Justice of the Constitutional Court
- Incumbent
- Assumed office 1 December 2015 (Acting: January 2013 – December 2013)
- Appointed by: Jacob Zuma
- Preceded by: Thembile Skweyiya

Judge of the Supreme Court of Appeal
- In office 1 December 2008 – 30 November 2015
- Appointed by: Kgalema Motlanthe

Judge of the High Court
- In office 1 June 2002 – 30 November 2008
- Appointed by: Thabo Mbeki
- Division: Eastern Cape

Personal details
- Born: Nonkosi Zoliswa Mhlantla 2 May 1964 (age 61) Port Elizabeth, South Africa
- Alma mater: University of the North

= Nonkosi Mhlantla =

South African judge (born 1964)

Nonkosi Zoliswa Mhlantla (born 2 May 1964) is a South African judge of the Constitutional Court. Elevated to that court in December 2015, she was formerly a judge of the Supreme Court of Appeal between December 2008 and November 2015. She entered legal practice as an attorney in her hometown, Port Elizabeth, and joined the bench in June 2002, becoming the first woman ever to be appointed to the Eastern Cape Division of the High Court of South Africa.

== Early life and career ==
Mhlantla was born on 2 May 1964 in Port Elizabeth in the Eastern Cape. She grew up in the Port Elizabeth townships of KwaZakhele and New Brighton. In 1982, she matriculated at Kenneth Masekela High School in KwaThema, a township outside Springs in the former Transvaal, and she went on to the University of the North, where she completed a BProc in 1987.

Between 1990 and 2002, she practised as an attorney in Port Elizabeth, running her own firm named N. Mhlantla & Associates. As a junior attorney, she handled some criminal matters, including Apartheid-era political trials, but she focused primarily on civil, labour, and arbitration matters. During this period, she served briefly as an acting judge in the High Court of South Africa, filling a vacancy in the Eastern Cape Division between April and September 2000; she also served as a commissioner in Small Claims Court.
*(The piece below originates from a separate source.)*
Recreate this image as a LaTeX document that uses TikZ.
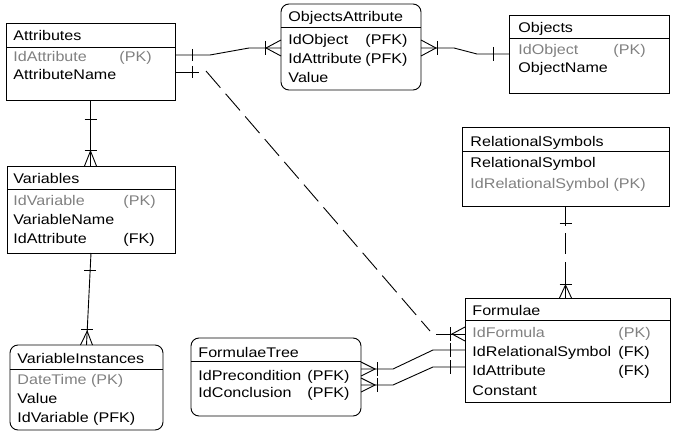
\documentclass[tikz,border=0pt]{standalone}
\usepackage{fontspec}
\setmainfont[FakeStretch=1.15]{Liberation Sans}
\usetikzlibrary{calc}
\definecolor{keygray}{RGB}{128,128,128}
\begin{document}
\begin{tikzpicture}[x=1pt,y=-1pt,
  every path/.style={line width=0.9pt},
  ebox/.style={draw, line width=0.9pt, inner sep=0pt, outer sep=0pt, anchor=north west},
  rbox/.style={ebox, rounded corners=8pt},
  txt/.style={anchor=base west, inner sep=0pt, font=\fontsize{14}{14}\selectfont},
  keytxt/.style={txt, text=keygray},
  dashline/.style={dash pattern=on 22pt off 8pt},
  lbl/.style={}]
\useasboundingbox (0,0) rectangle (675,436);

% ---------- entities ----------
% Attributes
\node[ebox, minimum width=169pt, minimum height=77pt] (attr) at (6,23) {};
\draw (attr.west |- 0,47) -- (attr.east |- 0,47);
\node[txt] (attrT) at (13,41) {Attributes};
\node[keytxt] (attrR1) at (13,62) {IdAttribute};
\node[keytxt] (attrR1k) at (119,62) {(PK)};
\node[txt] (attrR2) at (13,80) {AttributeName};

% ObjectsAttribute
\node[rbox, minimum width=140pt, minimum height=86pt] (oa) at (281,4) {};
\draw (oa.west |- 0,27) -- (oa.east |- 0,27);
\node[txt] (oaT) at (288,22) {ObjectsAttribute};
\node[txt] (oaR1) at (288,45) {IdObject};
\node[txt] (oaR1k) at (365,45) {(PFK)};
\node[txt] (oaR2) at (288,64) {IdAttribute};
\node[txt] (oaR2k) at (365,64) {(PFK)};
\node[txt] (oaR3) at (288,82) {Value};

% Objects
\node[ebox, minimum width=160pt, minimum height=78pt] (obj) at (509,15) {};
\draw (obj.west |- 0,38) -- (obj.east |- 0,38);
\node[txt] (objT) at (518,33) {Objects};
\node[keytxt] (objR1) at (518,55) {IdObject};
\node[keytxt] (objR1k) at (613,55) {(PK)};
\node[txt] (objR2) at (518,73) {ObjectName};

% Variables
\node[ebox, minimum width=168pt, minimum height=87pt] (var) at (7,166) {};
\draw (var.west |- 0,189) -- (var.east |- 0,189);
\node[txt] (varT) at (13,183) {Variables};
\node[keytxt] (varR1) at (13,205) {IdVariable};
\node[keytxt] (varR1k) at (123,205) {(PK)};
\node[txt] (varR2) at (13,224) {VariableName};
\node[txt] (varR3) at (13,243) {IdAttribute};
\node[txt] (varR3k) at (123,243) {(FK)};

% VariableInstances
\node[rbox, minimum width=153pt, minimum height=85pt] (vi) at (10,345) {};
\draw (vi.west |- 0,369) -- (vi.east |- 0,369);
\node[txt] (viT) at (17,363) {VariableInstances};
\node[keytxt] (viR1) at (17,384) {DateTime (PK)};
\node[txt] (viR2) at (17,403) {Value};
\node[txt] (viR3) at (17,422) {IdVariable (PFK)};

% FormulaeTree
\node[rbox, minimum width=170pt, minimum height=78pt] (ft) at (191,338) {};
\draw (ft.west |- 0,361) -- (ft.east |- 0,361);
\node[txt] (ftT) at (198,357) {FormulaeTree};
\node[txt] (ftR1) at (198,380) {IdPrecondition};
\node[txt] (ftR1k) at (307,380) {(PFK)};
\node[txt] (ftR2) at (198,397) {IdConclusion};
\node[txt] (ftR2k) at (307,397) {(PFK)};

% RelationalSymbols
\node[ebox, minimum width=207pt, minimum height=79pt] (rs) at (462,127) {};
\draw (rs.west |- 0,151) -- (rs.east |- 0,151);
\node[txt] (rsT) at (470,146) {RelationalSymbols};
\node[txt] (rsR1) at (470,167) {RelationalSymbol};
\node[keytxt] (rsR2) at (470,188) {IdRelationalSymbol (PK)};

% Formulae
\node[ebox, minimum width=205pt, minimum height=104pt] (form) at (465,298) {};
\draw (form.west |- 0,320) -- (form.east |- 0,320);
\node[txt] (formT) at (472,315) {Formulae};
\node[keytxt] (formR1) at (472,337) {IdFormula};
\node[keytxt] (formR1k) at (618,337) {(PK)};
\node[txt] (formR2) at (472,356) {IdRelationalSymbol};
\node[txt] (formR2k) at (618,356) {(FK)};
\node[txt] (formR3) at (472,375) {IdAttribute};
\node[txt] (formR3k) at (618,375) {(FK)};
\node[txt] (formR4) at (472,395) {Constant};

% ---------- relationships ----------
% Attributes -- ObjectsAttribute
\coordinate (c1a) at (attr.east |- 0,55);
\coordinate (c1b) at (oa.west |- 0,48);
\draw (c1a) -- ++(35,0) -- ($(c1b)+(-32,0)$) -- (c1b);
\draw ($(c1a)+(17,-6)$) -- ++(0,12);
\draw ($(c1b)+(-16,-7)$) -- ++(0,14);
\draw ($(c1b)+(0,-8)$) -- ($(c1b)+(-15,0)$) -- ($(c1b)+(0,8)$);

% ObjectsAttribute -- Objects
\coordinate (c2a) at (oa.east |- 0,48);
\coordinate (c2b) at (obj.west |- 0,54);
\draw (c2a) -- ++(33,0) -- ($(c2b)+(-32,0)$) -- (c2b);
\draw ($(c2a)+(0,-8)$) -- ($(c2a)+(15,0)$) -- ($(c2a)+(0,8)$);
\draw ($(c2a)+(16,-7)$) -- ++(0,14);
\draw ($(c2b)+(-16,-7)$) -- ++(0,14);

% Attributes -- Variables
\coordinate (c3a) at (attr.south);
\coordinate (c3b) at (var.north -| attr.south);
\draw (c3a) -- (c3b);
\draw ($(c3a)+(-6,19)$) -- ++(12,0);
\draw ($(c3b)+(-6,-16)$) -- ++(12,0);
\draw ($(c3b)+(-6,0)$) -- ($(c3b)+(0,-15)$) -- ($(c3b)+(6,0)$);

% Variables -- VariableInstances
\coordinate (c4a) at (var.south);
\coordinate (c4b) at (vi.north);
\draw (c4a) -- (c4b);
\draw ($($(c4a)!0.19!(c4b)$)+(-6,0)$) -- ++(12,0);
\draw ($($(c4a)!0.83!(c4b)$)+(-6,0)$) -- ++(12,0);
\draw ($(c4b)+(-6,0)$) -- ($(c4a)!0.85!(c4b)$) -- ($(c4b)+(6,0)$);

% Attributes -- Formulae (non-identifying)
\coordinate (c5a) at (attr.east |- 0,72);
\coordinate (c5b) at (form.west |- 0,334);
\draw (c5a) -- ++(24,0);
\draw ($(c5a)+(17,-6)$) -- ++(0,12);
\draw[dashline] ($(c5a)+(31,-1)$) -- ($(c5b)+(-35,-3)$);
\draw ($(c5b)+(-29,0)$) -- (c5b);
\draw ($(c5b)+(-15,-7)$) -- ++(0,14);
\draw ($(c5b)+(0,-7)$) -- ($(c5b)+(-13,0)$) -- ($(c5b)+(0,7)$);

% FormulaeTree -- Formulae (precondition)
\coordinate (c6a) at (ft.east |- 0,369);
\coordinate (c6b) at (form.west |- 0,350);
\draw (c6a) -- ++(32,0) -- ($(c6b)+(-32,0)$) -- (c6b);
\draw ($(c6a)+(0,-7)$) -- ($(c6a)+(14,0)$) -- ($(c6a)+(0,7)$);
\draw ($(c6a)+(16,-7)$) -- ++(0,14);
\draw ($(c6b)+(-15,-7)$) -- ++(0,14);

% FormulaeTree -- Formulae (conclusion)
\coordinate (c7a) at (ft.east |- 0,385);
\coordinate (c7b) at (form.west |- 0,367);
\draw (c7a) -- ++(32,0) -- ($(c7b)+(-32,0)$) -- (c7b);
\draw ($(c7a)+(0,-7)$) -- ($(c7a)+(14,0)$) -- ($(c7a)+(0,7)$);
\draw ($(c7a)+(16,-7)$) -- ++(0,14);
\draw ($(c7b)+(-15,-7)$) -- ++(0,14);

% RelationalSymbols -- Formulae (non-identifying)
\coordinate (c8a) at (rs.south);
\coordinate (c8b) at (form.north -| rs.south);
\draw[dash pattern=on 20pt off 7pt on 21pt off 8pt on 60pt] (c8a) -- (c8b);
\draw ($(c8a)+(-6,17)$) -- ++(12,0);
\draw ($(c8b)+(-6,-14)$) -- ++(12,0);
\draw ($(c8b)+(-6,0)$) -- ($(c8b)+(0,-13)$) -- ($(c8b)+(6,0)$);
\end{tikzpicture}
\end{document}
== Eastern Cape High Court: 2002–2008 ==
Mhlantla was appointed permanently to the Eastern Cape High Court on 1 June 2002. She was the first woman to be appointed to that bench in its 138-year history. Towards the end of her six-year tenure in the High Court, from June 2007 to November 2008, she was seconded as an acting judge to the Supreme Court of Appeal.

== Supreme Court of Appeal: 2008–2015 ==
In August 2008, Mhlantla was shortlisted as one of several candidates to fill one of two permanent vacancies in the Supreme Court of Appeal. She was appointed by President Kgalema Motlanthe later that year. Throughout 2013, she served as an acting judge in the Constitutional Court of South Africa, during absences by Justice Edwin Cameron, Justice Johann van der Westhuizen, and Chief Justice Mogoeng Mogoeng. During that period, she wrote several majority judgements for the Constitutional Court.

== Constitutional Court: 2015–present ==
In June 2015, the Judicial Service Commission announced that Mhlantla was one of four candidates who had been shortlisted for possible appointment to fill a permanent vacancy on the Constitutional Court. The seat had formerly belonged to retired Justice Thembile Skweyiya, and commentators had criticised the delay in appointing Skweyiya's replacement. The other candidates were also women – Dhaya Pillay, Leona Theron, and Zukisa Tshiqi – but Mhantla was the most experienced among them. She was nominated to the position by the National Association for Democratic Lawyers, of which was a founding member, and she was viewed as "a safe choice on the constitutional interpretation front", given her record of moderate judgements. Her interview took place in July in Johannesburg.

On 9 November 2015, President Jacob Zuma announced that he would appoint Mhlantla to the Constitutional Court bench, with effect from 1 December. When Justice Sisi Khampepe retired in 2021, she became the longest-serving woman in the Constitutional Court.'

== Personal life ==
Mhlantla is a single mother to an adult daughter.